Remote working or hybrid working has changed the reason why consumers had to go to the office. In turn, this impacted retail and banking operations that were close to office locations. The restriction in movement also affected retail operations that were travel-focused, for example, travel luggage.

Retailers and banks are adjusting.

One panelist pointed out how alcoholic beverage companies are now experimenting with non-alcoholic versions. They are also looking to build direct consumer channels that allow them to connect with their end customers.

Other retailers who used house visits as sales calls digitize the entire experience by bringing them onto video. This level of digitization allows them to build more data points.

While all panelists saw a massive opportunity in e-commerce, it also requires companies to focus on two issues: data and change management.

“It now becomes very critical for companies to get the right data. Beyond collecting and storing the data, they need to know how to use it for a holistic customer experience. And having data is one thing; using it to drive decisions is different,” said IBM’s Gupta.

Gupta called for the orchestration of intelligent workflow and building of intelligent platforms.

“In an era where agility is key, companies are building platforms embedded with AI and powered by Cloud to differentiate. I think this is where a lot of digitization or the push towards digitization is going towards,” he added.  

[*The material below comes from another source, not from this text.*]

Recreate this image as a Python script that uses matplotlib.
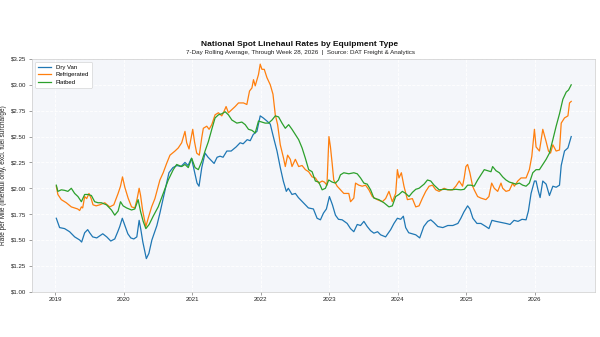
import numpy as np
import matplotlib
matplotlib.use("Agg")
import matplotlib.pyplot as plt

plt.rcParams['font.family'] = ['Liberation Sans', 'DejaVu Sans']

# ---- data (decimal-year offsets from 2019, $/mile) ----
van_t = [0.015, 0.063, 0.136, 0.209, 0.283, 0.356, 0.385, 0.429, 0.473, 0.502, 0.546, 0.605, 0.649, 0.693,
         0.751, 0.810, 0.868, 0.912, 0.941, 0.978, 1.015, 1.059, 1.102, 1.146, 1.190, 1.224, 1.249, 1.278,
         1.329, 1.366, 1.410, 1.483, 1.527, 1.571, 1.615, 1.659, 1.717, 1.776, 1.835, 1.893, 1.937, 1.988,
         2.025, 2.069, 2.098, 2.138, 2.186, 2.230, 2.274, 2.318, 2.362, 2.405, 2.449, 2.504, 2.567, 2.640,
         2.698, 2.742, 2.801, 2.845, 2.889, 2.943, 2.991, 3.035, 3.089, 3.138, 3.182, 3.236, 3.284, 3.328,
         3.372, 3.401, 3.455, 3.504, 3.548, 3.621, 3.694, 3.767, 3.821, 3.870, 3.914, 3.957, 4.001, 4.045,
         4.089, 4.133, 4.187, 4.260, 4.309, 4.357, 4.407, 4.455, 4.504, 4.553, 4.602, 4.650, 4.704, 4.748,
         4.821, 4.895, 4.943, 4.993, 5.041, 5.080, 5.114, 5.158, 5.261, 5.319, 5.378, 5.436, 5.480, 5.524,
         5.583, 5.656, 5.729, 5.802, 5.876, 5.919, 5.963, 6.018, 6.051, 6.095, 6.154, 6.212, 6.285, 6.329,
         6.373, 6.432, 6.505, 6.578, 6.637, 6.695, 6.754, 6.812, 6.871, 6.905, 6.944, 6.993, 7.017, 7.047,
         7.076, 7.115, 7.164, 7.212, 7.262, 7.310, 7.359, 7.384, 7.432, 7.482, 7.508, 7.530]
van_v = [1.71, 1.62, 1.61, 1.58, 1.53, 1.50, 1.48, 1.57, 1.60, 1.57, 1.53, 1.52, 1.54, 1.56,
         1.53, 1.49, 1.51, 1.58, 1.63, 1.71, 1.64, 1.56, 1.52, 1.51, 1.53, 1.69, 1.60, 1.48,
         1.32, 1.37, 1.50, 1.64, 1.76, 1.89, 2.02, 2.15, 2.20, 2.22, 2.21, 2.25, 2.22, 2.29,
         2.18, 2.05, 2.02, 2.20, 2.34, 2.30, 2.27, 2.24, 2.30, 2.31, 2.30, 2.36, 2.36, 2.40,
         2.44, 2.43, 2.47, 2.46, 2.52, 2.55, 2.70, 2.68, 2.65, 2.62, 2.50, 2.36, 2.20, 2.07,
         1.97, 2.00, 1.94, 1.95, 1.91, 1.86, 1.81, 1.80, 1.71, 1.695, 1.76, 1.80, 1.92, 1.84,
         1.74, 1.70, 1.695, 1.66, 1.61, 1.58, 1.65, 1.64, 1.68, 1.63, 1.59, 1.566, 1.58, 1.55,
         1.53, 1.60, 1.66, 1.71, 1.70, 1.73, 1.62, 1.57, 1.55, 1.52, 1.63, 1.68, 1.695, 1.67,
         1.63, 1.62, 1.64, 1.64, 1.66, 1.71, 1.77, 1.83, 1.80, 1.71, 1.66, 1.66, 1.63, 1.61,
         1.69, 1.68, 1.67, 1.66, 1.65, 1.69, 1.68, 1.70, 1.695, 1.78, 1.95, 2.07, 2.07, 1.98,
         1.91, 2.07, 2.04, 1.93, 2.02, 2.01, 2.03, 2.22, 2.36, 2.39, 2.45, 2.50]

reefer_t = [0.015, 0.038, 0.088, 0.161, 0.234, 0.283, 0.327, 0.356, 0.381, 0.400, 0.429, 0.458, 0.492,
            0.524, 0.551, 0.597, 0.649, 0.722, 0.795, 0.854, 0.917, 0.952, 0.981, 1.015, 1.063, 1.113,
            1.161, 1.195, 1.224, 1.245, 1.274, 1.322, 1.356, 1.406, 1.454, 1.502, 1.527, 1.575, 1.625,
            1.674, 1.747, 1.795, 1.845, 1.893, 1.918, 1.952, 2.006, 2.032, 2.064, 2.102, 2.138, 2.161,
            2.211, 2.245, 2.284, 2.332, 2.381, 2.430, 2.454, 2.493, 2.527, 2.577, 2.625, 2.674, 2.747,
            2.796, 2.835, 2.870, 2.893, 2.918, 2.966, 2.991, 3.016, 3.050, 3.089, 3.138, 3.177, 3.211,
            3.245, 3.284, 3.332, 3.357, 3.391, 3.430, 3.455, 3.504, 3.552, 3.602, 3.650, 3.698, 3.748,
            3.796, 3.845, 3.895, 3.928, 3.965, 3.994, 4.016, 4.041, 4.064, 4.114, 4.162, 4.211, 4.284,
            4.309, 4.357, 4.382, 4.430, 4.480, 4.529, 4.577, 4.627, 4.700, 4.773, 4.821, 4.870, 4.919,
            4.968, 4.993, 5.016, 5.051, 5.089, 5.139, 5.212, 5.261, 5.309, 5.359, 5.407, 5.456, 5.505,
            5.553, 5.602, 5.675, 5.725, 5.798, 5.846, 5.895, 5.944, 5.968, 5.993, 6.018, 6.051, 6.091,
            6.114, 6.164, 6.212, 6.285, 6.329, 6.369, 6.407, 6.457, 6.505, 6.530, 6.578, 6.627, 6.676,
            6.700, 6.750, 6.798, 6.871, 6.919, 6.955, 6.993, 7.017, 7.066, 7.115, 7.164, 7.198, 7.228,
            7.262, 7.310, 7.359, 7.384, 7.432, 7.482, 7.505, 7.530]
reefer_v = [2.02, 1.94, 1.89, 1.86, 1.82, 1.81, 1.80, 1.785, 1.82, 1.81, 1.92, 1.90, 1.95,
            1.90, 1.84, 1.83, 1.84, 1.86, 1.82, 1.84, 1.95, 2.02, 2.11, 2.01, 1.905, 1.82,
            1.81, 1.90, 2.00, 1.93, 1.79, 1.63, 1.71, 1.82, 1.90, 2.02, 2.08, 2.15, 2.24,
            2.32, 2.36, 2.39, 2.44, 2.55, 2.44, 2.38, 2.57, 2.45, 2.34, 2.32, 2.49, 2.58,
            2.60, 2.57, 2.615, 2.71, 2.73, 2.70, 2.73, 2.79, 2.73, 2.76, 2.79, 2.825, 2.825,
            2.81, 2.94, 2.97, 3.05, 2.99, 3.10, 3.20, 3.15, 3.15, 3.07, 3.00, 2.91, 2.71,
            2.615, 2.42, 2.29, 2.21, 2.32, 2.28, 2.21, 2.28, 2.21, 2.22, 2.18, 2.16, 2.11,
            2.10, 2.05, 2.07, 2.06, 2.03, 2.50, 2.40, 2.24, 2.08, 2.02, 1.985, 1.95, 1.95,
            1.87, 1.905, 2.05, 2.03, 2.02, 2.03, 1.985, 1.92, 1.89, 1.87, 1.90, 1.97, 1.87,
            1.95, 2.18, 2.10, 2.15, 2.02, 1.89, 1.90, 1.82, 1.83, 1.905, 1.97, 2.02, 2.03,
            1.985, 1.97, 2.00, 1.985, 1.985, 2.02, 2.07, 2.02, 2.10, 2.21, 2.23, 2.15, 2.02,
            1.985, 1.92, 1.905, 1.89, 1.92, 2.05, 2.00, 1.97, 2.05, 2.00, 1.97, 1.98, 2.05,
            2.02, 2.07, 2.10, 2.10, 2.18, 2.31, 2.57, 2.40, 2.36, 2.57, 2.45, 2.36, 2.34,
            2.42, 2.36, 2.37, 2.63, 2.68, 2.70, 2.825, 2.84]

flat_t = [0.015, 0.038, 0.088, 0.136, 0.184, 0.234, 0.283, 0.331, 0.381, 0.429, 0.477, 0.527, 0.575,
          0.624, 0.673, 0.747, 0.820, 0.868, 0.917, 0.952, 0.990, 1.040, 1.113, 1.161, 1.209, 1.245,
          1.283, 1.322, 1.370, 1.429, 1.502, 1.575, 1.649, 1.722, 1.772, 1.845, 1.893, 1.941, 1.991,
          2.040, 2.088, 2.138, 2.186, 2.234, 2.284, 2.332, 2.381, 2.430, 2.479, 2.527, 2.577, 2.650,
          2.723, 2.772, 2.820, 2.870, 2.918, 2.966, 3.016, 3.064, 3.113, 3.163, 3.211, 3.259, 3.309,
          3.357, 3.406, 3.455, 3.504, 3.552, 3.602, 3.650, 3.698, 3.748, 3.796, 3.845, 3.895, 3.943,
          3.991, 4.041, 4.089, 4.133, 4.162, 4.211, 4.284, 4.357, 4.407, 4.455, 4.504, 4.553, 4.602,
          4.650, 4.723, 4.797, 4.870, 4.919, 4.968, 5.016, 5.066, 5.114, 5.163, 5.212, 5.261, 5.309,
          5.383, 5.432, 5.480, 5.529, 5.602, 5.675, 5.773, 5.846, 5.919, 5.968, 6.018, 6.066, 6.114,
          6.164, 6.212, 6.261, 6.310, 6.359, 6.383, 6.432, 6.481, 6.530, 6.578, 6.627, 6.676, 6.725,
          6.773, 6.822, 6.871, 6.919, 6.969, 7.017, 7.066, 7.115, 7.164, 7.212, 7.262, 7.310, 7.359,
          7.408, 7.457, 7.491, 7.530]
flat_v = [2.03, 1.97, 1.985, 1.98, 1.97, 2.00, 1.95, 1.92, 1.87, 1.94, 1.94, 1.93, 1.87,
          1.86, 1.86, 1.84, 1.79, 1.74, 1.78, 1.87, 1.83, 1.81, 1.79, 1.80, 1.89, 1.775,
          1.68, 1.61, 1.65, 1.73, 1.82, 1.95, 2.08, 2.18, 2.23, 2.21, 2.23, 2.20, 2.29,
          2.20, 2.18, 2.26, 2.36, 2.45, 2.57, 2.68, 2.71, 2.72, 2.74, 2.71, 2.66, 2.63,
          2.64, 2.615, 2.57, 2.56, 2.535, 2.65, 2.64, 2.63, 2.63, 2.66, 2.70, 2.69, 2.63,
          2.58, 2.615, 2.57, 2.52, 2.47, 2.39, 2.29, 2.18, 2.16, 2.07, 2.06, 1.985, 2.00,
          2.08, 2.06, 2.05, 2.08, 2.13, 2.15, 2.14, 2.15, 2.14, 2.10, 2.05, 2.04, 1.985,
          1.905, 1.89, 1.86, 1.82, 1.83, 1.92, 1.94, 1.97, 1.95, 1.92, 1.96, 1.99, 2.00,
          2.04, 2.08, 2.07, 2.03, 1.985, 1.99, 1.985, 1.99, 1.985, 1.99, 2.03, 2.03, 2.02,
          2.08, 2.13, 2.18, 2.17, 2.16, 2.21, 2.17, 2.15, 2.11, 2.08, 2.06, 2.05, 2.04,
          2.05, 2.03, 2.02, 2.05, 2.15, 2.18, 2.18, 2.23, 2.28, 2.34, 2.47, 2.60, 2.72,
          2.86, 2.93, 2.95, 3.00]

base_year = 2019
series_names = ["Dry Van", "Refrigerated", "Flatbed"]
series_colors = ["#1f77b4", "#ff7f0e", "#2ca02c"]
year_ticks = [2019, 2020, 2021, 2022, 2023, 2024, 2025, 2026]
price_ticks = [1.00, 1.25, 1.50, 1.75, 2.00, 2.25, 2.50, 2.75, 3.00, 3.25]

fig = plt.figure(figsize=(6, 3.37), dpi=100)
ax = fig.add_axes([0.0533, 0.1344, 0.9387, 0.6906])
ax.set_facecolor("#f4f6fa")

for t, v, name, c in zip([van_t, reefer_t, flat_t], [van_v, reefer_v, flat_v], series_names, series_colors):
    ax.plot(base_year + np.array(t), v, color=c, lw=0.9, label=name)

ax.set_xlim(2018.66, 2026.88)
ax.set_ylim(1.0, 3.25)
ax.set_xticks(year_ticks)
ax.set_xticklabels([str(y) for y in year_ticks])
ax.set_yticks(price_ticks)
ax.set_yticklabels([f"${p:.2f}" for p in price_ticks])
ax.tick_params(labelsize=4.4, length=2, width=0.4, color="#555555", pad=2, labelcolor="#222222")
ax.grid(True, color="white", lw=0.6, ls="--")
for s in ax.spines.values():
    s.set_color("#cccccc")
    s.set_linewidth(0.5)

ax.set_ylabel("Rate per Mile (linehaul only, excl. fuel surcharge)", fontsize=4.7, labelpad=3, color="#222222")
fig.text(0.5, 0.868, "National Spot Linehaul Rates by Equipment Type", ha="center", va="center",
         fontsize=6.0, fontweight="bold", color="#111111")
fig.text(0.5, 0.845, "7-Day Rolling Average, Through Week 28, 2026  |  Source: DAT Freight & Analytics",
         ha="center", va="center", fontsize=4.5, color="#222222")

leg = ax.legend(loc="upper left", fontsize=4.3, frameon=True, framealpha=1.0, edgecolor="#cccccc",
                fancybox=True, handlelength=2.2, borderpad=0.5, labelspacing=0.35)
leg.get_frame().set_linewidth(0.4)

fig.savefig("out.png", dpi=100, facecolor="white")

Change management is another focus area for companies.

All panelists agreed that companies that are successfully agile are those who are good at change management. They are also able to communicate these changes across the organization.

It also does not need to stop there. IBM’s Gupta suggested if you can add empathy mapping, you can gain more benefits, like being able to target different generations who may be your future revenue generators.

“What’s more important in building empathy is that you get to learn what the client is thinking. You are then able to find value exchange from the client’s perspective,” said Gupta.

This leads to the rising importance of experience-oriented design. With the right data and platform, IBM’s Periasamy and Gupta noted that you could drive new levels of differentiation in today’s crowded online marketplace and drive sustainable revenues.